— START OF RECORDED INFORMATION —

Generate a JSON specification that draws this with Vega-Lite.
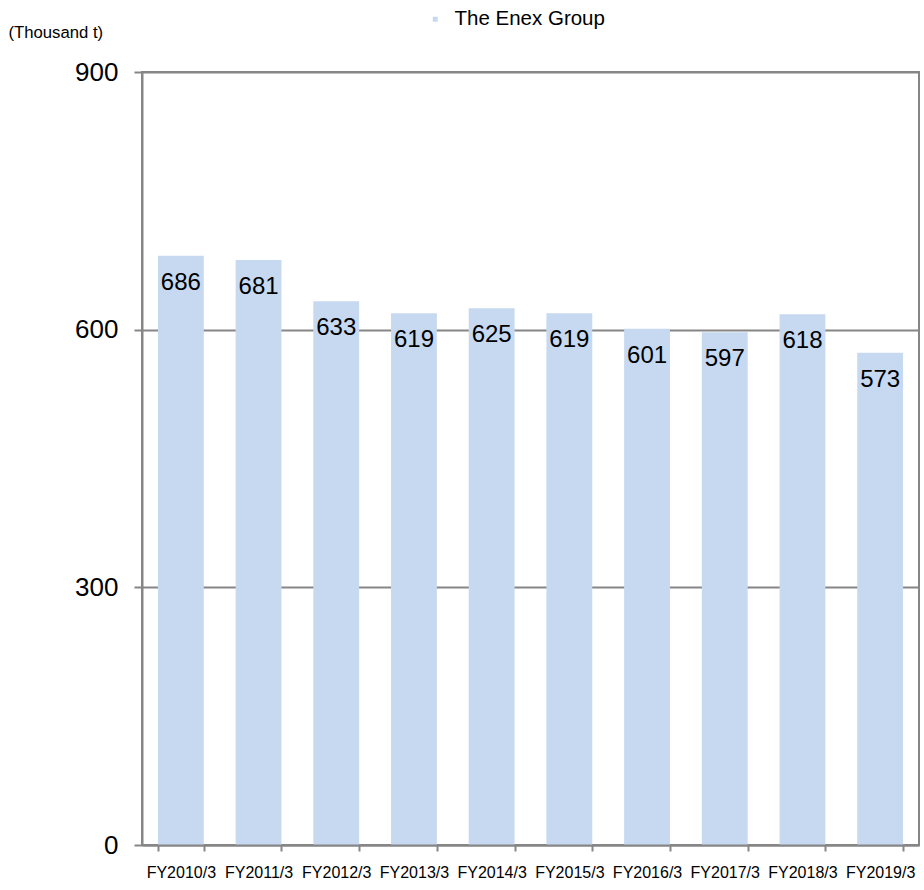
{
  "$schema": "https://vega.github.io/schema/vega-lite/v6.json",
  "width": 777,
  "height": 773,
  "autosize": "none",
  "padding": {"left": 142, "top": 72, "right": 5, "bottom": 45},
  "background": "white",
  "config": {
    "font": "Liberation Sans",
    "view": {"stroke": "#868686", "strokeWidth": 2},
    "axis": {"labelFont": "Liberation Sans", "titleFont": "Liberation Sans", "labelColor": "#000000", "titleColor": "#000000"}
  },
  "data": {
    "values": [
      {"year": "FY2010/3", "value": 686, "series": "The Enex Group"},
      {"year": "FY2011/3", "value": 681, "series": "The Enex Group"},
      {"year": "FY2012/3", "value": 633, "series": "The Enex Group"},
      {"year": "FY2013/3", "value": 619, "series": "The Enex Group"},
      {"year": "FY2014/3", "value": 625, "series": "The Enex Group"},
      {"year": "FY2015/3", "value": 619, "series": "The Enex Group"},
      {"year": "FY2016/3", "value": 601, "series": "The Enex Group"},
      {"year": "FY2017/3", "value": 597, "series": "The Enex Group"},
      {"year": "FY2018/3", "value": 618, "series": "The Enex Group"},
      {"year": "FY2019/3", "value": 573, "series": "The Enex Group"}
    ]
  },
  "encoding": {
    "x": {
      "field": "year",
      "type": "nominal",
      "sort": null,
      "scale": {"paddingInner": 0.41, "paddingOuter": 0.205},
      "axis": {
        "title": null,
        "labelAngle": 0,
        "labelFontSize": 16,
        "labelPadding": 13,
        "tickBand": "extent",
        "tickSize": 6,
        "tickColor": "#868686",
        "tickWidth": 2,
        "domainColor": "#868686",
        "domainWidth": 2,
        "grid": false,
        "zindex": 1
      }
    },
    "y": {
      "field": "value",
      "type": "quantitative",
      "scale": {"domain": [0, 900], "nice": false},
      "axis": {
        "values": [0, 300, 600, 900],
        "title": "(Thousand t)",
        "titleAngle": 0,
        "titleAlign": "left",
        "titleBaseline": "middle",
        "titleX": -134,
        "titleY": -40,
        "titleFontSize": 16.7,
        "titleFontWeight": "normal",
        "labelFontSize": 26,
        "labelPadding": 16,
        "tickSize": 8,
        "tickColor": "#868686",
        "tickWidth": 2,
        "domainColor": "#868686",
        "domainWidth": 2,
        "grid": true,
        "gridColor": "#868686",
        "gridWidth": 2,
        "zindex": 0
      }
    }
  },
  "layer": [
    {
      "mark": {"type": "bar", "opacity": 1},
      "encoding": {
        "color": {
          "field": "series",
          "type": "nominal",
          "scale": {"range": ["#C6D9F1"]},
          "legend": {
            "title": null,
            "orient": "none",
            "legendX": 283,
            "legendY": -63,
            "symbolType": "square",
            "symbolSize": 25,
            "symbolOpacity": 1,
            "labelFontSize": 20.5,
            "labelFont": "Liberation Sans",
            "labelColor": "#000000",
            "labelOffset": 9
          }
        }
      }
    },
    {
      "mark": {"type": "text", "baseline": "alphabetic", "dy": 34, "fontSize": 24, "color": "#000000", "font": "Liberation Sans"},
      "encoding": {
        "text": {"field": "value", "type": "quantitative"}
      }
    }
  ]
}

— END OF RECORDED INFORMATION —

WORK TO BE COMPLETED - Transcribe the listing in full. Omit the pictures and keep every line exact.

TASK RESULT -
Generate a JSON specification that draws this with Vega-Lite.
{
  "$schema": "https://vega.github.io/schema/vega-lite/v6.json",
  "width": 777,
  "height": 773,
  "autosize": "none",
  "padding": {"left": 142, "top": 72, "right": 5, "bottom": 45},
  "background": "white",
  "config": {
    "font": "Liberation Sans",
    "view": {"stroke": "#868686", "strokeWidth": 2},
    "axis": {"labelFont": "Liberation Sans", "titleFont": "Liberation Sans", "labelColor": "#000000", "titleColor": "#000000"}
  },
  "data": {
    "values": [
      {"year": "FY2010/3", "value": 686, "series": "The Enex Group"},
      {"year": "FY2011/3", "value": 681, "series": "The Enex Group"},
      {"year": "FY2012/3", "value": 633, "series": "The Enex Group"},
      {"year": "FY2013/3", "value": 619, "series": "The Enex Group"},
      {"year": "FY2014/3", "value": 625, "series": "The Enex Group"},
      {"year": "FY2015/3", "value": 619, "series": "The Enex Group"},
      {"year": "FY2016/3", "value": 601, "series": "The Enex Group"},
      {"year": "FY2017/3", "value": 597, "series": "The Enex Group"},
      {"year": "FY2018/3", "value": 618, "series": "The Enex Group"},
      {"year": "FY2019/3", "value": 573, "series": "The Enex Group"}
    ]
  },
  "encoding": {
    "x": {
      "field": "year",
      "type": "nominal",
      "sort": null,
      "scale": {"paddingInner": 0.41, "paddingOuter": 0.205},
      "axis": {
        "title": null,
        "labelAngle": 0,
        "labelFontSize": 16,
        "labelPadding": 13,
        "tickBand": "extent",
        "tickSize": 6,
        "tickColor": "#868686",
        "tickWidth": 2,
        "domainColor": "#868686",
        "domainWidth": 2,
        "grid": false,
        "zindex": 1
      }
    },
    "y": {
      "field": "value",
      "type": "quantitative",
      "scale": {"domain": [0, 900], "nice": false},
      "axis": {
        "values": [0, 300, 600, 900],
        "title": "(Thousand t)",
        "titleAngle": 0,
        "titleAlign": "left",
        "titleBaseline": "middle",
        "titleX": -134,
        "titleY": -40,
        "titleFontSize": 16.7,
        "titleFontWeight": "normal",
        "labelFontSize": 26,
        "labelPadding": 16,
        "tickSize": 8,
        "tickColor": "#868686",
        "tickWidth": 2,
        "domainColor": "#868686",
        "domainWidth": 2,
        "grid": true,
        "gridColor": "#868686",
        "gridWidth": 2,
        "zindex": 0
      }
    }
  },
  "layer": [
    {
      "mark": {"type": "bar", "opacity": 1},
      "encoding": {
        "color": {
          "field": "series",
          "type": "nominal",
          "scale": {"range": ["#C6D9F1"]},
          "legend": {
            "title": null,
            "orient": "none",
            "legendX": 283,
            "legendY": -63,
            "symbolType": "square",
            "symbolSize": 25,
            "symbolOpacity": 1,
            "labelFontSize": 20.5,
            "labelFont": "Liberation Sans",
            "labelColor": "#000000",
            "labelOffset": 9
          }
        }
      }
    },
    {
      "mark": {"type": "text", "baseline": "alphabetic", "dy": 34, "fontSize": 24, "color": "#000000", "font": "Liberation Sans"},
      "encoding": {
        "text": {"field": "value", "type": "quantitative"}
      }
    }
  ]
}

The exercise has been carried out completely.